C’est une révolution à l’échelle de la science, et un bouleversement à l’échelle individuelle. Un homme de 36 ans, entièrement paralysé à cause de la maladie de Charcot, a réussi à communiquer grâce à deux électrodes implantées dans son cerveau. Dans Nature Communication, les chercheurs expliquent comment ils sont parvenus à aider cet homme, originaire d’Allemagne, à s’exprimer.
Une paralysie totale
Pendant deux ans, l’équipe a travaillé auprès de ce trentenaire atteint de la maladie de Charcot, une pathologie neurodégénérative progressive dans laquelle les gens perdent la capacité de bouger et de parler. Il souffre également du Locked-In Syndrome (LIS), qui l’empêche de parler et de bouger, mais pas de penser ni d’entendre. Sa paralysie est très importante, par exemple, il ne peut pas cligner ses yeux. "Cette étude répond à une question de longue date : savoir si les personnes atteintes du Locked-In syndrome complet (CLIS), qui ont perdu tout contrôle musculaire volontaire, y compris le mouvement des yeux ou de la bouche, perdent également la capacité cérébrale à générer des commandes de communication", explique Jonas Zimmermann, PhD, neuroscientifique au Wyss Center à Genève, et co-auteur de cette étude.
Un système de communication cerveau - ordinateur
Les chercheurs ont implanté deux réseaux de micro-électrodes dans le cortex moteur du cerveau de cet homme. Chacun d’eux mesure 3,2 mm de côté et comporte 64 électrodes en forme d’aiguille, capables d’enregistrer les signaux neuronaux. Ceux-ci sont captés par les microélectrodes implantées et sont décodés par une interface en temps réel. En parallèle, un programme automatique d'orthographe lit les lettres de l'alphabet à haute voix. En utilisant le neurofeedback auditif, le participant est capable de choisir "oui" ou "non" pour confirmer ou rejeter la lettre, formant finalement des mots et des phrases entières.

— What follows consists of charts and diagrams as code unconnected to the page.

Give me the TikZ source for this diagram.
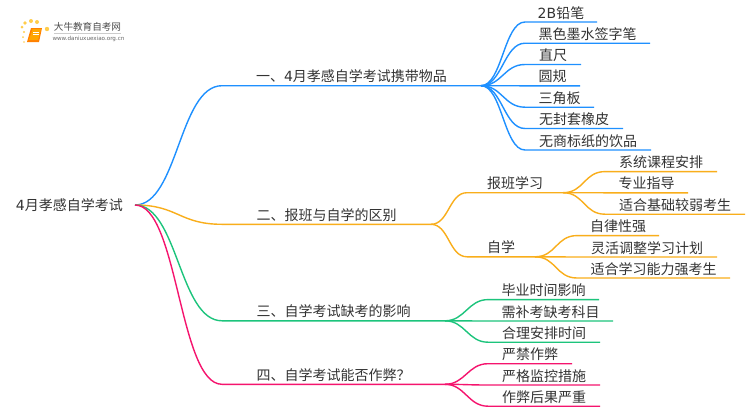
\documentclass[tikz,border=0pt]{standalone}
\usepackage{fontspec}
\setmainfont{Noto Sans CJK SC}
\newfontfamily\latf{DejaVu Sans}
\definecolor{cblue}{HTML}{1E90FF}
\definecolor{corange}{HTML}{F9AE1B}
\definecolor{cgreen}{HTML}{1CC47C}
\definecolor{cpink}{HTML}{F5146E}
\definecolor{ctext}{HTML}{333333}
\newcommand{\kid}[4]{\draw[#1] (#2.south east) .. controls +(#4,0) and +(-#4,0) .. (#3.south west) -- (#3.south east);}
\tikzset{
 lbl/.style={anchor=south west,inner xsep=0pt,inner ysep=0pt,outer sep=0pt,text height=12pt,text depth=4pt,font=\fontsize{14pt}{14pt}\selectfont,text=ctext},
 blueln/.style={cblue,line width=1.4pt},
 orangeln/.style={corange,line width=1.4pt},
 greenln/.style={cgreen,line width=1.4pt},
 pinkln/.style={cpink,line width=1.4pt}
}
\begin{document}
\begin{tikzpicture}[x=1pt,y=-1pt]
\useasboundingbox (0,0) rectangle (750,410);
\fill[white] (0,0) rectangle (750,410);
% logo
\foreach \a/\b/\r in {24/32/1.2,22/27/1.5,25/23/1.8,31/21/2,37/22/2,47/29/2.2,23/37/1,24/42/.8}
  \fill[orange!55!yellow,opacity=.7] (\a,\b) circle (\r);
\fill[orange] (27,42) -- (31,28) -- (42,28) -- (39,42) -- cycle;
\fill[orange!70!yellow] (29,40) -- (32.5,29) -- (41,29) -- (38,40) -- cycle;
\draw[white,line width=.5pt] (33,32) -- (39,32) (32.5,34) -- (38.5,34);
\node[inner sep=0pt,text=black!70,font=\fontsize{9.6pt}{10pt}\selectfont] (lg1) at (87.5,27) {大牛教育自考网};
\draw[black!20,line width=.4pt] (54,33) -- (121,33);
\node[inner sep=0pt,text=black!60,font=\latf\fontsize{5.6pt}{6pt}\selectfont] (lg2) at (88.5,38.5) {www.daniuxuexiao.org.cn};
% root
\node[anchor=east,inner sep=0pt,minimum width=131pt,text height=12pt,text depth=2pt,font=\fontsize{14pt}{14pt}\selectfont,text=ctext] (root) at (135,205) {{\latf 4}月孝感自学考试};
% level 1
\node[lbl,minimum width=259pt] (b1) at (222,85.7) {一、{\latf 4}月孝感自学考试携带物品};
\node[lbl,minimum width=209pt] (b2) at (222,224.3) {二、报班与自学的区别};
\node[lbl,minimum width=223pt] (b3) at (222,320.8) {三、自学考试缺考的影响};
\node[lbl,minimum width=223pt] (b4) at (222,384.3) {四、自学考试能否作弊？};
% level 2 blue
\node[lbl,minimum width=72pt] (a1) at (525,22) {{\latf 2B}铅笔};
\node[lbl,minimum width=125pt] (a2) at (525,43.2) {黑色墨水签字笔};
\node[lbl,minimum width=56pt] (a3) at (525,64.5) {直尺};
\node[lbl,minimum width=55pt] (a4) at (525,85.8) {圆规};
\node[lbl,minimum width=69pt] (a5) at (525,107.2) {三角板};
\node[lbl,minimum width=98pt] (a6) at (525,128.5) {无封套橡皮};
\node[lbl,minimum width=126pt] (a7) at (525,150) {无商标纸的饮品};
% level 2 orange
\node[lbl,minimum width=96pt] (o1) at (467,192.7) {报班学习};
\node[lbl,minimum width=68pt] (o2) at (467,256.8) {自学};
\node[lbl,minimum width=112pt] (p1) at (605,171.6) {系统课程安排};
\node[lbl,minimum width=83pt] (p2) at (605,192.8) {专业指导};
\node[lbl,minimum width=140pt] (p3) at (605,214.2) {适合基础较弱考生};
\node[lbl,minimum width=82pt] (q1) at (577,235.6) {自律性强};
\node[lbl,minimum width=140pt] (q2) at (577,257) {灵活调整学习计划};
\node[lbl,minimum width=153pt] (q3) at (577,278) {适合学习能力强考生};
% level 2 green
\node[lbl,minimum width=111pt] (g1) at (488,299.6) {毕业时间影响};
\node[lbl,minimum width=125pt] (g2) at (488,321) {需补考缺考科目};
\node[lbl,minimum width=112pt] (g3) at (488,342.2) {合理安排时间};
% level 2 pink
\node[lbl,minimum width=84pt] (r1) at (488,363.7) {严禁作弊};
\node[lbl,minimum width=112pt] (r2) at (488,385) {严格监控措施};
\node[lbl,minimum width=112pt] (r3) at (488,406.2) {作弊后果严重};
% connectors
\foreach \c in {a1,a2,a3,a4,a5,a6,a7} {\kid{blueln}{b1}{\c}{21}}
\foreach \c in {o1,o2} {\kid{orangeln}{b2}{\c}{18}}
\foreach \c in {p1,p2,p3} {\kid{orangeln}{o1}{\c}{21}}
\foreach \c in {q1,q2,q3} {\kid{orangeln}{o2}{\c}{21}}
\foreach \c in {g1,g2,g3} {\kid{greenln}{b3}{\c}{20}}
\foreach \c in {r1,r2,r3} {\kid{pinkln}{b4}{\c}{20}}
\draw[blueln] (root.east) .. controls +(43,0) and +(-43,0) .. (b1.south west) -- (b1.south east);
\draw[orangeln] (root.east) .. controls +(43,0) and +(-43,0) .. (b2.south west) -- (b2.south east);
\draw[greenln] (root.east) .. controls +(43,0) and +(-43,0) .. (b3.south west) -- (b3.south east);
\draw[pinkln] (root.east) .. controls +(43,0) and +(-43,0) .. (b4.south west) -- (b4.south east);
\end{tikzpicture}
\end{document}
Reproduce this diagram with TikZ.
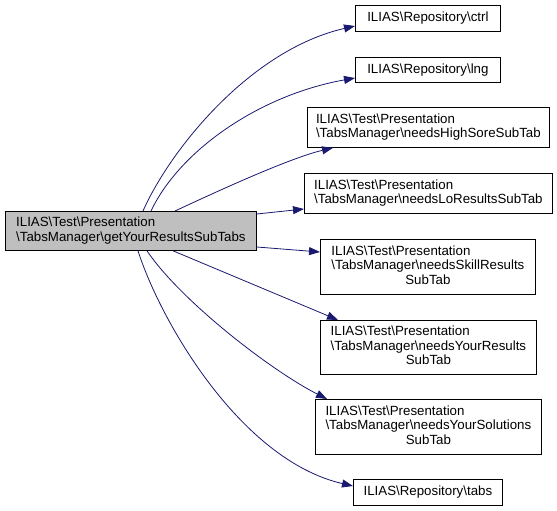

Plus de 100 jours d'adaptation
Il a fallu du temps pour que le patient parvienne à maîtriser ce nouvel outil. Au bout de 106 jours, il a réussi à sélectionner des lettres, puis à former des phrases. Il lui faut environ une minute pour choisir une lettre. Le 247e jour, il dit à l’équipe médicale "Boys, it works so effortlessly", soit "les garçons, cela fonctionne sans effort". Le 461e, c’est à son fils de quatre ans qu’il s’adresse : il lui propose de regarder un dessin animé Disney ensemble. "Cette technique, qui profite à un patient et à sa famille, est un excellent exemple de la façon dont les avancées technologiques dans le domaine de la communication cerveau - ordinateur peuvent être traduites pour avoir un impact direct", se félicitent les auteurs de l’étude.